*PROVIDED DATA*
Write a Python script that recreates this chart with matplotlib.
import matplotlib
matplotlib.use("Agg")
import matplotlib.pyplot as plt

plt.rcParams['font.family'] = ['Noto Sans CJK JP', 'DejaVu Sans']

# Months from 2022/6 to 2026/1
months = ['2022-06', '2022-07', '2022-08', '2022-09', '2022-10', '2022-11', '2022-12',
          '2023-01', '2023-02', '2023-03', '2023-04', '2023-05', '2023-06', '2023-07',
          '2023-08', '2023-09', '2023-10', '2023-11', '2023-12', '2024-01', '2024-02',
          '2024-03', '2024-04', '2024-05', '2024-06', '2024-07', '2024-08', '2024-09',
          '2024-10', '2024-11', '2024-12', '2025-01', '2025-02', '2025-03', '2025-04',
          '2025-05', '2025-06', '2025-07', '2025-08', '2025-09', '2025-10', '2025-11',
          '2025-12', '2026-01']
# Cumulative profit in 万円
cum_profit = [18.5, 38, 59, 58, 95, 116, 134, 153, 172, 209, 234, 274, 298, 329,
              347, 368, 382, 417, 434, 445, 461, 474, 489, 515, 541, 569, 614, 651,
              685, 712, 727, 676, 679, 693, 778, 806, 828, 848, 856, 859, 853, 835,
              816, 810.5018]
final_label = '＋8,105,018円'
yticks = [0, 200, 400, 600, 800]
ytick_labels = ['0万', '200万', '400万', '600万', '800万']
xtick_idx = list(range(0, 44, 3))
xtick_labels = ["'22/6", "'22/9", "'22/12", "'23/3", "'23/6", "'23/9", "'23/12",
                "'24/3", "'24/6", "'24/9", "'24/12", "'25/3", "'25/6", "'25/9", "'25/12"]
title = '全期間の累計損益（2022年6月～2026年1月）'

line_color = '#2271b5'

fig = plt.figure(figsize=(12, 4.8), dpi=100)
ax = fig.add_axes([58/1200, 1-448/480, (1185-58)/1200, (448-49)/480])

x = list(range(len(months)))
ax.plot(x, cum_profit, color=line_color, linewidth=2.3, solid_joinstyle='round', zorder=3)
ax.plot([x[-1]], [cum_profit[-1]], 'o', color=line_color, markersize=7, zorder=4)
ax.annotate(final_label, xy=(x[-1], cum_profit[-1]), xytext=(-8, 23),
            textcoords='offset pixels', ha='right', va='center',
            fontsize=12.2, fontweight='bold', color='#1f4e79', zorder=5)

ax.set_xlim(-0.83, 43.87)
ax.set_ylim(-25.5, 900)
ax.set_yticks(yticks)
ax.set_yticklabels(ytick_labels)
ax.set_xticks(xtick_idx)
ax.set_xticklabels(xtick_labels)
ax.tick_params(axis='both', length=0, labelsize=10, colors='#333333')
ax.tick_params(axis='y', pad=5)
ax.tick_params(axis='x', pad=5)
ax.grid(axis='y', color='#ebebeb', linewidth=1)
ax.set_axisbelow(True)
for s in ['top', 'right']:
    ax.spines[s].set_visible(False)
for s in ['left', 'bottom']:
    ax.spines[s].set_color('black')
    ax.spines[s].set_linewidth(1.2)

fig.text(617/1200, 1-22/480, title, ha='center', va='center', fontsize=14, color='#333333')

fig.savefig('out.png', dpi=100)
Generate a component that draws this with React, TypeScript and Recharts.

*STATED TASK*
Write out all of the records above exactly as they appear.

*EXERCISE RESULT*
Write a Python script that recreates this chart with matplotlib.
import matplotlib
matplotlib.use("Agg")
import matplotlib.pyplot as plt

plt.rcParams['font.family'] = ['Noto Sans CJK JP', 'DejaVu Sans']

# Months from 2022/6 to 2026/1
months = ['2022-06', '2022-07', '2022-08', '2022-09', '2022-10', '2022-11', '2022-12',
          '2023-01', '2023-02', '2023-03', '2023-04', '2023-05', '2023-06', '2023-07',
          '2023-08', '2023-09', '2023-10', '2023-11', '2023-12', '2024-01', '2024-02',
          '2024-03', '2024-04', '2024-05', '2024-06', '2024-07', '2024-08', '2024-09',
          '2024-10', '2024-11', '2024-12', '2025-01', '2025-02', '2025-03', '2025-04',
          '2025-05', '2025-06', '2025-07', '2025-08', '2025-09', '2025-10', '2025-11',
          '2025-12', '2026-01']
# Cumulative profit in 万円
cum_profit = [18.5, 38, 59, 58, 95, 116, 134, 153, 172, 209, 234, 274, 298, 329,
              347, 368, 382, 417, 434, 445, 461, 474, 489, 515, 541, 569, 614, 651,
              685, 712, 727, 676, 679, 693, 778, 806, 828, 848, 856, 859, 853, 835,
              816, 810.5018]
final_label = '＋8,105,018円'
yticks = [0, 200, 400, 600, 800]
ytick_labels = ['0万', '200万', '400万', '600万', '800万']
xtick_idx = list(range(0, 44, 3))
xtick_labels = ["'22/6", "'22/9", "'22/12", "'23/3", "'23/6", "'23/9", "'23/12",
                "'24/3", "'24/6", "'24/9", "'24/12", "'25/3", "'25/6", "'25/9", "'25/12"]
title = '全期間の累計損益（2022年6月～2026年1月）'

line_color = '#2271b5'

fig = plt.figure(figsize=(12, 4.8), dpi=100)
ax = fig.add_axes([58/1200, 1-448/480, (1185-58)/1200, (448-49)/480])

x = list(range(len(months)))
ax.plot(x, cum_profit, color=line_color, linewidth=2.3, solid_joinstyle='round', zorder=3)
ax.plot([x[-1]], [cum_profit[-1]], 'o', color=line_color, markersize=7, zorder=4)
ax.annotate(final_label, xy=(x[-1], cum_profit[-1]), xytext=(-8, 23),
            textcoords='offset pixels', ha='right', va='center',
            fontsize=12.2, fontweight='bold', color='#1f4e79', zorder=5)

ax.set_xlim(-0.83, 43.87)
ax.set_ylim(-25.5, 900)
ax.set_yticks(yticks)
ax.set_yticklabels(ytick_labels)
ax.set_xticks(xtick_idx)
ax.set_xticklabels(xtick_labels)
ax.tick_params(axis='both', length=0, labelsize=10, colors='#333333')
ax.tick_params(axis='y', pad=5)
ax.tick_params(axis='x', pad=5)
ax.grid(axis='y', color='#ebebeb', linewidth=1)
ax.set_axisbelow(True)
for s in ['top', 'right']:
    ax.spines[s].set_visible(False)
for s in ['left', 'bottom']:
    ax.spines[s].set_color('black')
    ax.spines[s].set_linewidth(1.2)

fig.text(617/1200, 1-22/480, title, ha='center', va='center', fontsize=14, color='#333333')

fig.savefig('out.png', dpi=100)
Generate a component that draws this with React, TypeScript and Recharts.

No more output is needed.